これに当てはまらない月経が(3)月経不順です。例えば、25日以内に出血を繰り返す頻発月経、月経周期が39日以上3ヶ月以内のものを希発月経、月経・排卵はするけど黄体期が短い黄体機能不全、月経様の出血はあるが排卵が無い無排卵周期症などが(3)の月経不順に当てはまります。
また、周期や出血の量、期間からみて月経とは異なる出血である場合は機能性子宮出血といいますが、これらも月経不順になります。
(4)月経困難とは、月経直前または月経開始とともに、下腹部痛、腰痛、腹部膨満感、嘔気、頭痛などが強く出現し、日常生活に支障をきたす場合をいいます。

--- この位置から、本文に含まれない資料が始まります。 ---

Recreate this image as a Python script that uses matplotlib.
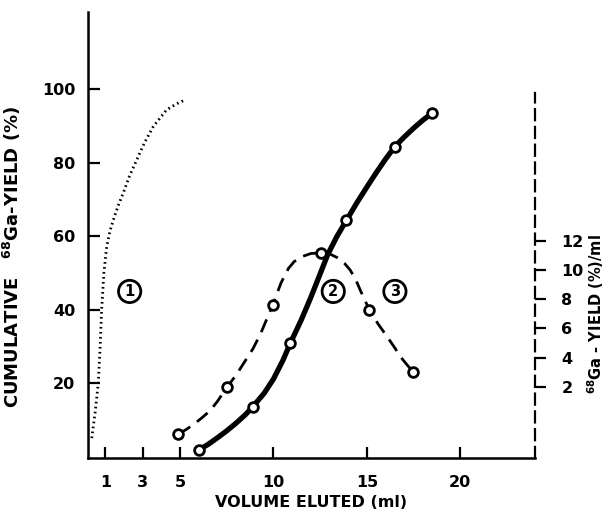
import matplotlib
matplotlib.use("Agg")
import matplotlib.pyplot as plt

plt.rcParams["font.family"] = ["DejaVu Sans"]
plt.rcParams["font.weight"] = "bold"
plt.rcParams["mathtext.default"] = "bf"

# curve 1: dotted cumulative yield (left axis, %)
v_dotted = [0.27, 0.45, 0.62, 0.72, 0.80, 0.92, 1.07, 1.25, 1.43, 1.7, 1.96, 2.3,
            2.68, 3.1, 3.57, 4.28, 4.8, 5.27]
y_dotted = [5.1, 12.0, 20.0, 30.0, 40.0, 50.0, 57.2, 61.5, 64.5, 68.5, 71.8, 76.5,
            80.8, 85.5, 89.9, 94.4, 96.0, 97.1]

# curve 2: cumulative yield, measured points (left axis, %)
v_cum = [6.0, 8.9, 10.9, 13.9, 16.5, 18.5]
y_cum = [1.9, 13.7, 30.9, 64.3, 84.4, 93.5]
# line traced through them
v_cum_line = [6.0, 6.5, 7.0, 7.5, 8.0, 8.5, 8.9, 9.5, 10.0, 10.5, 10.9, 11.5, 12.0,
              12.5, 12.9, 13.4, 13.9, 14.5, 15.0, 15.5, 16.0, 16.5, 17.0, 17.5,
              18.0, 18.5]
y_cum_line = [1.9, 3.4, 5.2, 7.1, 9.2, 11.5, 13.7, 17.3, 21.2, 26.2, 30.9, 37.4, 43.4,
              49.8, 55.0, 60.0, 64.3, 69.4, 73.4, 77.3, 81.0, 84.4, 87.0, 89.4,
              91.6, 93.5]

# curve 3: yield per ml (right axis, %/ml)
v_rate = [4.91, 7.5, 9.96, 12.55, 15.14, 17.49]
y_rate = [-1.24, 1.95, 7.6, 11.18, 7.25, 2.99]
v_rate_line = [4.91, 5.3, 5.7, 6.1, 6.6, 7.0, 7.5, 8.0, 8.4, 8.9, 9.3, 9.96, 10.4,
               10.8, 11.1, 11.5, 12.0, 12.55, 13.0, 13.4, 13.8, 14.1, 14.4, 14.65,
               14.9, 15.14, 15.6, 16.1, 16.5, 16.8, 17.15, 17.49]
y_rate_line = [-1.24, -0.95, -0.6, -0.2, 0.35, 1.0, 1.95, 2.8, 3.6, 4.6, 5.6, 7.6, 9.1,
               10.1, 10.56, 10.9, 11.12, 11.18, 11.1, 10.85, 10.45, 10.0, 9.35, 8.6,
               7.9, 7.25, 6.3, 5.4, 4.65, 4.05, 3.5, 2.99]

x_ticks = [1, 3, 5, 10, 15, 20]
left_ticks = [20, 40, 60, 80, 100]
right_ticks = [2, 4, 6, 8, 10, 12]

fig = plt.figure(figsize=(6.08, 5.16), dpi=100)
ax = fig.add_axes([88 / 608, 1 - 458 / 516, 447 / 608, 446 / 516])
ax2 = ax.twinx()

ax.set_xlim(0.07, 24.0)
ax.set_ylim(-0.3, 121)
ax2.set_ylim(-2.88, 27.66)

ax.plot(v_dotted, y_dotted, color="black", linestyle=(0, (0.6, 1.2)), linewidth=2.0)
ax.plot(v_cum_line, y_cum_line, color="black", linewidth=3.8,
        solid_capstyle="round", solid_joinstyle="round")
ax.plot(v_cum, y_cum, linestyle="none", marker="o", markersize=7,
        markerfacecolor="white", markeredgecolor="black", markeredgewidth=2)

ax2.plot(v_rate_line, y_rate_line, color="black", linewidth=2.0, linestyle=(0, (5, 3)))
ax2.plot(v_rate, y_rate, linestyle="none", marker="o", markersize=7,
         markerfacecolor="white", markeredgecolor="black", markeredgewidth=2)

for s in ["top", "right"]:
    ax.spines[s].set_visible(False)
for s in ["top", "left", "bottom"]:
    ax2.spines[s].set_visible(False)
ax.spines["left"].set_linewidth(1.8)
ax.spines["bottom"].set_linewidth(1.8)
ax2.spines["right"].set_linewidth(1.6)
ax2.spines["right"].set_linestyle((0, (5, 3)))
ax2.spines["right"].set_bounds(-2.88, 22.1)

ax.set_xticks(x_ticks)
ax.set_xticklabels([str(t) for t in x_ticks])
ax.set_yticks(left_ticks)
ax.set_yticklabels([str(t) for t in left_ticks])
ax2.set_yticks(right_ticks)
ax2.set_yticklabels([str(t) for t in right_ticks])

ax.tick_params(axis="x", direction="in", length=8, width=1.6, pad=12, labelsize=11.5)
ax.tick_params(axis="y", direction="in", length=8.5, width=1.6, pad=9, labelsize=11.5)
ax2.tick_params(axis="y", direction="out", length=8, width=1.6, pad=11, labelsize=11.5)

ax.set_xlabel("VOLUME ELUTED (ml)", fontsize=11.5, fontweight="bold", labelpad=4)
ax.set_ylabel(r"CUMULATIVE   $^{68}$Ga-YIELD (%)", fontsize=13, fontweight="bold")
ax.yaxis.set_label_coords(-0.145, 0.45)
ax2.set_ylabel(r"$^{68}$Ga - YIELD (%)/ml", fontsize=10.5, fontweight="bold", rotation=90)
ax2.yaxis.set_label_coords(1.113, 0.322)

circle = dict(boxstyle="circle,pad=0.25", facecolor="white", edgecolor="black", linewidth=2)
for label, xv, yv in [("1", 2.3, 45.0), ("2", 13.2, 45.0), ("3", 16.5, 45.0)]:
    ax.text(xv, yv, label, ha="center", va="center", fontsize=10.5,
            fontweight="bold", bbox=circle)

fig.savefig("out.png", dpi=100)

(6)血の道症は「月経、妊娠、出産、産後、更年期など女性ホルモンの変動に伴って現れる精神不安やイライラなどの精神神経症状および身体症状」です。
全体でみると、女性が経験しやすい症状を幅広くカバーしてくれる漢方薬でであることがわかります。
ただ、漢方薬の場合、東洋医学的な病態とあっていないと、このような症状は改善されません。

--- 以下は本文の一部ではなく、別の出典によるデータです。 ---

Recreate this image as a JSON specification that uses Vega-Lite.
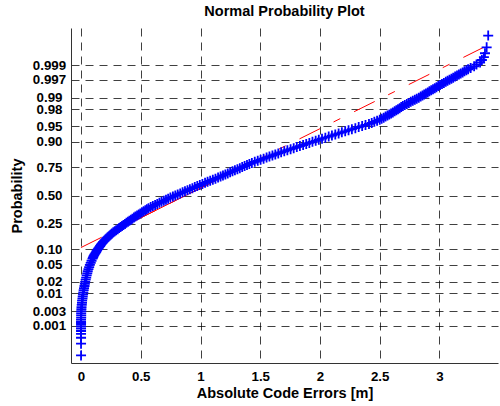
{
  "$schema": "https://vega.github.io/schema/vega-lite/v6.json",
  "width": 427,
  "height": 335,
  "autosize": {"type": "none"},
  "padding": {"left": 71, "top": 28, "right": 2, "bottom": 43},
  "background": "white",
  "title": {"text": "Normal Probability Plot", "font": "Liberation Sans", "fontSize": 14.5, "fontWeight": "bold", "color": "black", "anchor": "middle", "baseline": "alphabetic", "offset": 10.7, "dy": 14.5},
  "config": {
    "view": {"stroke": null},
    "axis": {
      "labelFont": "Liberation Sans", "labelFontSize": 13.3, "labelFontWeight": "bold", "labelColor": "black",
      "titleFont": "Liberation Sans", "titleFontSize": 14.5, "titleFontWeight": "bold", "titleColor": "black",
      "grid": true, "gridColor": "#000000", "gridOpacity": 0.75, "gridDash": [8, 6], "gridWidth": 1,
      "ticks": false, "tickSize": 0, "domainColor": "#333333", "domainWidth": 1,
      "labelOverlap": false, "labelBound": false, "labelFlush": false
    }
  },
  "datasets": {
    "refline": [{"error": 0, "z": -1.236}, {"error": 3.408, "z": 3.575}],
    "quartiles": [{"error": 0.3977, "z": -0.6745}, {"error": 1.3533, "z": 0.6745}],
    "samples": [
      {"error":0,"z":-3.8},{"error":0,"z":-3.52},{"error":0,"z":-3.38},{"error":0,"z":-3.29},{"error":0,"z":-3.22},
      {"error":0,"z":-3.16},{"error":0,"z":-3.11},{"error":0,"z":-3.07},{"error":0,"z":-3.03},{"error":0,"z":-3.0},
      {"error":0,"z":-2.95},{"error":0.001,"z":-2.9},{"error":0.001,"z":-2.85},{"error":0.001,"z":-2.8},{"error":0.002,"z":-2.75},
      {"error":0.003,"z":-2.7},{"error":0.004,"z":-2.65},{"error":0.006,"z":-2.6},{"error":0.008,"z":-2.55},{"error":0.009,"z":-2.5},
      {"error":0.012,"z":-2.45},{"error":0.014,"z":-2.4},{"error":0.017,"z":-2.35},{"error":0.019,"z":-2.3},
      {"error":0.022,"z":-2.25},{"error":0.025,"z":-2.2},{"error":0.029,"z":-2.15},{"error":0.032,"z":-2.1},{"error":0.035,"z":-2.05},
      {"error":0.039,"z":-2.0},{"error":0.043,"z":-1.95},{"error":0.047,"z":-1.9},{"error":0.052,"z":-1.85},{"error":0.056,"z":-1.8},
      {"error":0.062,"z":-1.75},{"error":0.068,"z":-1.7},{"error":0.074,"z":-1.65},
      {"error":0.081,"z":-1.6},{"error":0.088,"z":-1.55},{"error":0.096,"z":-1.5},
      {"error":0.1,"z":-1.475},{"error":0.104,"z":-1.45},{"error":0.109,"z":-1.425},{"error":0.114,"z":-1.4},
      {"error":0.119,"z":-1.375},{"error":0.125,"z":-1.35},{"error":0.13,"z":-1.325},{"error":0.135,"z":-1.3},
      {"error":0.141,"z":-1.275},{"error":0.147,"z":-1.25},{"error":0.153,"z":-1.225},{"error":0.16,"z":-1.2},
      {"error":0.166,"z":-1.175},{"error":0.172,"z":-1.15},{"error":0.179,"z":-1.125},{"error":0.185,"z":-1.1},
      {"error":0.194,"z":-1.075},{"error":0.203,"z":-1.05},{"error":0.212,"z":-1.025},{"error":0.222,"z":-1.0},
      {"error":0.231,"z":-0.975},{"error":0.24,"z":-0.95},{"error":0.249,"z":-0.925},{"error":0.258,"z":-0.9},
      {"error":0.27,"z":-0.875},{"error":0.282,"z":-0.85},{"error":0.294,"z":-0.825},{"error":0.307,"z":-0.8},
      {"error":0.319,"z":-0.775},{"error":0.331,"z":-0.75},{"error":0.343,"z":-0.725},{"error":0.355,"z":-0.7},
      {"error":0.368,"z":-0.675},{"error":0.38,"z":-0.65},{"error":0.393,"z":-0.625},{"error":0.405,"z":-0.6},
      {"error":0.418,"z":-0.575},{"error":0.43,"z":-0.55},{"error":0.443,"z":-0.525},{"error":0.455,"z":-0.5},
      {"error":0.469,"z":-0.475},{"error":0.483,"z":-0.45},{"error":0.496,"z":-0.425},{"error":0.51,"z":-0.4},
      {"error":0.524,"z":-0.375},{"error":0.538,"z":-0.35},{"error":0.551,"z":-0.325},{"error":0.565,"z":-0.3},
      {"error":0.583,"z":-0.275},{"error":0.601,"z":-0.25},{"error":0.62,"z":-0.225},{"error":0.638,"z":-0.2},
      {"error":0.656,"z":-0.175},{"error":0.674,"z":-0.15},{"error":0.693,"z":-0.125},{"error":0.711,"z":-0.1},
      {"error":0.729,"z":-0.075},{"error":0.748,"z":-0.05},{"error":0.769,"z":-0.025},{"error":0.789,"z":0.0},
      {"error":0.809,"z":0.025},{"error":0.83,"z":0.05},{"error":0.85,"z":0.075},{"error":0.87,"z":0.1},
      {"error":0.891,"z":0.125},{"error":0.911,"z":0.15},{"error":0.932,"z":0.175},{"error":0.952,"z":0.2},
      {"error":0.973,"z":0.225},{"error":0.994,"z":0.25},{"error":1.016,"z":0.275},{"error":1.038,"z":0.3},
      {"error":1.059,"z":0.325},{"error":1.081,"z":0.35},{"error":1.103,"z":0.375},{"error":1.125,"z":0.4},
      {"error":1.147,"z":0.425},{"error":1.168,"z":0.45},{"error":1.188,"z":0.475},{"error":1.208,"z":0.5},
      {"error":1.228,"z":0.525},{"error":1.248,"z":0.55},{"error":1.268,"z":0.575},{"error":1.288,"z":0.6},
      {"error":1.309,"z":0.625},{"error":1.329,"z":0.65},{"error":1.349,"z":0.675},{"error":1.369,"z":0.7},
      {"error":1.389,"z":0.725},{"error":1.409,"z":0.75},{"error":1.43,"z":0.775},{"error":1.454,"z":0.8},
      {"error":1.479,"z":0.825},{"error":1.503,"z":0.85},{"error":1.528,"z":0.875},{"error":1.553,"z":0.9},
      {"error":1.577,"z":0.925},{"error":1.602,"z":0.95},{"error":1.626,"z":0.975},{"error":1.651,"z":1.0},
      {"error":1.675,"z":1.025},{"error":1.701,"z":1.05},{"error":1.727,"z":1.075},{"error":1.754,"z":1.1},
      {"error":1.78,"z":1.125},{"error":1.806,"z":1.15},{"error":1.832,"z":1.175},{"error":1.859,"z":1.2},
      {"error":1.885,"z":1.225},{"error":1.911,"z":1.25},{"error":1.937,"z":1.275},{"error":1.964,"z":1.3},
      {"error":1.99,"z":1.325},{"error":2.017,"z":1.35},{"error":2.045,"z":1.375},{"error":2.073,"z":1.4},
      {"error":2.1,"z":1.425},{"error":2.128,"z":1.45},{"error":2.156,"z":1.475},{"error":2.183,"z":1.5},
      {"error":2.211,"z":1.525},{"error":2.239,"z":1.55},{"error":2.267,"z":1.575},{"error":2.296,"z":1.6},
      {"error":2.324,"z":1.625},{"error":2.353,"z":1.65},{"error":2.381,"z":1.675},{"error":2.41,"z":1.7},
      {"error":2.433,"z":1.725},{"error":2.455,"z":1.75},{"error":2.478,"z":1.775},{"error":2.5,"z":1.8},
      {"error":2.516,"z":1.825},{"error":2.533,"z":1.85},{"error":2.549,"z":1.875},{"error":2.565,"z":1.9},
      {"error":2.58,"z":1.925},{"error":2.595,"z":1.95},{"error":2.61,"z":1.975},{"error":2.625,"z":2.0},
      {"error":2.639,"z":2.025},{"error":2.653,"z":2.05},{"error":2.667,"z":2.075},{"error":2.68,"z":2.1},
      {"error":2.694,"z":2.125},{"error":2.71,"z":2.15},{"error":2.727,"z":2.175},{"error":2.744,"z":2.2},
      {"error":2.76,"z":2.225},{"error":2.777,"z":2.25},{"error":2.794,"z":2.275},{"error":2.81,"z":2.3},
      {"error":2.827,"z":2.325},{"error":2.843,"z":2.35},{"error":2.858,"z":2.375},{"error":2.872,"z":2.4},
      {"error":2.887,"z":2.425},{"error":2.902,"z":2.45},{"error":2.916,"z":2.475},{"error":2.931,"z":2.5},
      {"error":2.946,"z":2.525},{"error":2.961,"z":2.55},{"error":2.975,"z":2.575},{"error":2.99,"z":2.6},
      {"error":3.005,"z":2.625},{"error":3.021,"z":2.65},{"error":3.037,"z":2.675},{"error":3.053,"z":2.7},
      {"error":3.068,"z":2.725},{"error":3.084,"z":2.75},{"error":3.1,"z":2.775},{"error":3.115,"z":2.8},
      {"error":3.131,"z":2.825},{"error":3.147,"z":2.85},{"error":3.163,"z":2.875},{"error":3.178,"z":2.9},
      {"error":3.194,"z":2.925},{"error":3.209,"z":2.95},{"error":3.225,"z":2.975},{"error":3.24,"z":3.0},
      {"error":3.261,"z":3.03},{"error":3.29,"z":3.07},{"error":3.31,"z":3.11},{"error":3.34,"z":3.16},
      {"error":3.355,"z":3.22},{"error":3.372,"z":3.29},{"error":3.381,"z":3.38},{"error":3.395,"z":3.52},
      {"error":3.408,"z":3.8}
    ]
  },
  "encoding": {
    "x": {
      "field": "error", "type": "quantitative",
      "scale": {"domain": [-0.084, 3.49], "nice": false, "zero": false},
      "axis": {"title": "Absolute Code Errors [m]", "values": [0, 0.5, 1, 1.5, 2, 2.5, 3], "format": "~g", "labelPadding": 6, "titlePadding": 4}
    },
    "y": {
      "field": "z", "type": "quantitative",
      "scale": {"domain": [-3.98, 3.98], "nice": false, "zero": false},
      "axis": {
        "title": "Probability",
        "values": [-3.0902, -2.7478, -2.3263, -2.0537, -1.6449, -1.2816, -0.6745, 0, 0.6745, 1.2816, 1.6449, 2.0537, 2.3263, 2.7478, 3.0902],
        "labelExpr": "datum.value < -2.9 ? '0.001' : datum.value < -2.5 ? '0.003' : datum.value < -2.2 ? '0.01' : datum.value < -1.9 ? '0.02' : datum.value < -1.5 ? '0.05' : datum.value < -1 ? '0.10' : datum.value < -0.5 ? '0.25' : datum.value < 0.5 ? '0.50' : datum.value < 1 ? '0.75' : datum.value < 1.5 ? '0.90' : datum.value < 1.9 ? '0.95' : datum.value < 2.2 ? '0.98' : datum.value < 2.5 ? '0.99' : datum.value < 2.9 ? '0.997' : '0.999'",
        "labelAlign": "center", "labelBaseline": "middle", "labelPadding": 22, "titlePadding": 8
      }
    }
  },
  "layer": [
    {"data": {"name": "refline"}, "mark": {"type": "line", "color": "#ff0000", "strokeWidth": 1, "strokeDash": [23, 15, 7.5, 15.5]}},
    {"data": {"name": "quartiles"}, "mark": {"type": "line", "color": "#ff0000", "strokeWidth": 1}},
    {"data": {"name": "samples"}, "mark": {"type": "point", "shape": "M-1,0L1,0M0,-1L0,1", "filled": false, "stroke": "#0000ff", "strokeWidth": 1.8, "size": 100, "opacity": 1}}
  ]
}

次に加味逍遥散にあう東洋医学的な病態について説明していきます。
2.加味逍遥散が改善できる東洋医学的な病態
加味逍遥散を構成する生薬から加味逍遥散が改善できる病態の説明していきます。
加味逍遥散は、当帰、芍薬、白朮、茯苓、柴胡、甘草、生姜、薄荷、牡丹皮、山梔子の10個の生薬で形成されています。
当帰は、お腹を温め外の寒をのぞき血行を良くするものであり、芍薬は筋肉の緊張を弛め血行を良くします。

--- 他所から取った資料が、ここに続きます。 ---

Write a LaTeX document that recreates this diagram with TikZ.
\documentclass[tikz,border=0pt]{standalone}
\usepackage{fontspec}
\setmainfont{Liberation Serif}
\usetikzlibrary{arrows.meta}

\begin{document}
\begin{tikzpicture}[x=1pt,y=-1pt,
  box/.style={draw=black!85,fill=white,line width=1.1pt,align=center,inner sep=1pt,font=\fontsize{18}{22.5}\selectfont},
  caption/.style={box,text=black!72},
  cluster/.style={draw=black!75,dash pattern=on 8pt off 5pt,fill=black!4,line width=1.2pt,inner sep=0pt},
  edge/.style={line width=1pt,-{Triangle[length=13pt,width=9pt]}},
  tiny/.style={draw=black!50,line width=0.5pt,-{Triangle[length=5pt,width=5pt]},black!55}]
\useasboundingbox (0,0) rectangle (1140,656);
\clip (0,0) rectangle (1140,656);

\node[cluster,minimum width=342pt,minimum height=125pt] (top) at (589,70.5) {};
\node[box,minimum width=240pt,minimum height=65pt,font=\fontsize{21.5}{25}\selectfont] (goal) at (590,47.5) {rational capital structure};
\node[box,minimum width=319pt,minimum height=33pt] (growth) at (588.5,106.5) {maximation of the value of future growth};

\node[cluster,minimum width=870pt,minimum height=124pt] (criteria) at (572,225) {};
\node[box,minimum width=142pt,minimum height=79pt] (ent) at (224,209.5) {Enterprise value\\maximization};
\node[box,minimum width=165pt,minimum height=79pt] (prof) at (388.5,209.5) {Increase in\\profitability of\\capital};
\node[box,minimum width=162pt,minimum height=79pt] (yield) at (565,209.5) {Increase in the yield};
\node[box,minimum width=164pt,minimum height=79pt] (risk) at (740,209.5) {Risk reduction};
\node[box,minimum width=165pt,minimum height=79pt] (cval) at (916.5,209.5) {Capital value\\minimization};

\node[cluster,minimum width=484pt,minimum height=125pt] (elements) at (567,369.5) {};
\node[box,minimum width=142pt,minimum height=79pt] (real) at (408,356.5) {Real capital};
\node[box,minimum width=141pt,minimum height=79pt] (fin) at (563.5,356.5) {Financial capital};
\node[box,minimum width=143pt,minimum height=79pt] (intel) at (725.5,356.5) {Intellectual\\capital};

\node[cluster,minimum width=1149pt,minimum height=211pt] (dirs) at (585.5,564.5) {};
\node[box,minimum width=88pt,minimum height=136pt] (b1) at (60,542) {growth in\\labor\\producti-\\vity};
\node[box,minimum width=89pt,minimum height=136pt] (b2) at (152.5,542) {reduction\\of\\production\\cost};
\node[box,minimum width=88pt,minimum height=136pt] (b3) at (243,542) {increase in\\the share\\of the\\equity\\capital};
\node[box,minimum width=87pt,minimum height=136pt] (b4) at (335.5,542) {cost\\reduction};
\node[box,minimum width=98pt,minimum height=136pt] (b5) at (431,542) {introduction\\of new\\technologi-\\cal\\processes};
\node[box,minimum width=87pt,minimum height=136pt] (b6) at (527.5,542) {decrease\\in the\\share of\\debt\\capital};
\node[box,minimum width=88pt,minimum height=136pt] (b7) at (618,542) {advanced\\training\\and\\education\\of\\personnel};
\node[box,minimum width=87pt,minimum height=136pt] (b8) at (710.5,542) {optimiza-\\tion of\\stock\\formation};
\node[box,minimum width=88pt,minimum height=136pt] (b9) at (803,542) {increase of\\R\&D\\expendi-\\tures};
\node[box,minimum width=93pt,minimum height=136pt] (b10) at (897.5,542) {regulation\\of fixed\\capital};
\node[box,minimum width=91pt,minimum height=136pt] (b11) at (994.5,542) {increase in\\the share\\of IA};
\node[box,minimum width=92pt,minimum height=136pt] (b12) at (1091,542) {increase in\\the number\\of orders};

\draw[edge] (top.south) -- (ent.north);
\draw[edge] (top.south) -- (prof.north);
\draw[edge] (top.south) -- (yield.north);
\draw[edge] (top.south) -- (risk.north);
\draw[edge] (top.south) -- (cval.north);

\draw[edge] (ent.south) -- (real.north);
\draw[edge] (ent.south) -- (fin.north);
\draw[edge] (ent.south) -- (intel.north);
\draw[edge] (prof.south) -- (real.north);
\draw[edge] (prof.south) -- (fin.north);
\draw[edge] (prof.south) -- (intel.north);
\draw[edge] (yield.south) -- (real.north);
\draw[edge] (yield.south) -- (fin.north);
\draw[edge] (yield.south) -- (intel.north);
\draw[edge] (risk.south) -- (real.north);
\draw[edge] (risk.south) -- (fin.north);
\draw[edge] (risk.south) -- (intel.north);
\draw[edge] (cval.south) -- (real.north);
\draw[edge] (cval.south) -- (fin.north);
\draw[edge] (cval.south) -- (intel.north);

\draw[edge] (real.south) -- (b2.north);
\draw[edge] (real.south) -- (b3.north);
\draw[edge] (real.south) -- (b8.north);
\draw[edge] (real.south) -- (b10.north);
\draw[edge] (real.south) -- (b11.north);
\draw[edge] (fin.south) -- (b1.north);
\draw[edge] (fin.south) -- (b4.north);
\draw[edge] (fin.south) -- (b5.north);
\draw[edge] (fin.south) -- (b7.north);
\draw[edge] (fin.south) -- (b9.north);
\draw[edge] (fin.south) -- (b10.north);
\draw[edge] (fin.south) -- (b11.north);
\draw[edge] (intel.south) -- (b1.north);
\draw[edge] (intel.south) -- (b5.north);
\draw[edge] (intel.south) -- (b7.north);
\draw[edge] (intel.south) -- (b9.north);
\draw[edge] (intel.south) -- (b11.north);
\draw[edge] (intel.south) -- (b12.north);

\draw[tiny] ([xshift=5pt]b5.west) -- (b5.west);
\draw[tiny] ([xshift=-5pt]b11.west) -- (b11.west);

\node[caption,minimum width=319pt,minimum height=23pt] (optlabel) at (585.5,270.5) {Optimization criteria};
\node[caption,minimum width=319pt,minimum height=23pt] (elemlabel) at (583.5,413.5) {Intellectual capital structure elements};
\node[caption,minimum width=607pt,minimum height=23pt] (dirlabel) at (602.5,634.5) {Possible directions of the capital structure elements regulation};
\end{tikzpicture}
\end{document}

茯苓は水の上昇を下に引き下げる働きがあり、白朮は水をさばいておしっこからだしてくれます。
これらにより、水が悪さをして起こる、頭痛や動悸やめまいなどを治します。
柴胡は半表半裏の熱をとり、半表半裏に熱がこもることによって起きる症状を取り除きます。
生姜は、胃を温めて働きを高め、甘草は、気を増やします。
薄荷は、熱をとります。
牡丹皮は、内熱をとって、血の滞りを取り除きます。
山梔子は、内熱を去り、胸中のもだえ苦しみをとったり、不眠を治したりします。
これらの生薬から考えると、加味逍遥散は、東洋医学的には、血が不足して、内熱が生じ、さらに、からだに不要な水がだぶついていている病態を改善する漢方薬だと推察できます。
まとめ
加味逍遥散は、漢方の古典「和剤局方」に記載のある逍遥散に牡丹皮と山梔子を加えた(加味した逍遥散=加味逍遥散)非常に歴史のある漢方処方です。
逍遥とは、難しい言葉ですが、ふらふら歩くという意味があり、ふらふらと症状が定まらない時に用いる漢方薬という意味が込められています。
加味逍遥散は、東洋医学的に、血が不足して、内熱が生じ、さらに、からだに不要な水がだぶついていている病態を改善する漢方薬です。
そのような病態を持っている方の(1)冷え性(2)虚弱体質(3)月経不順(4)月経困難(5)更年期障害(6)血の道症にとても効果的です。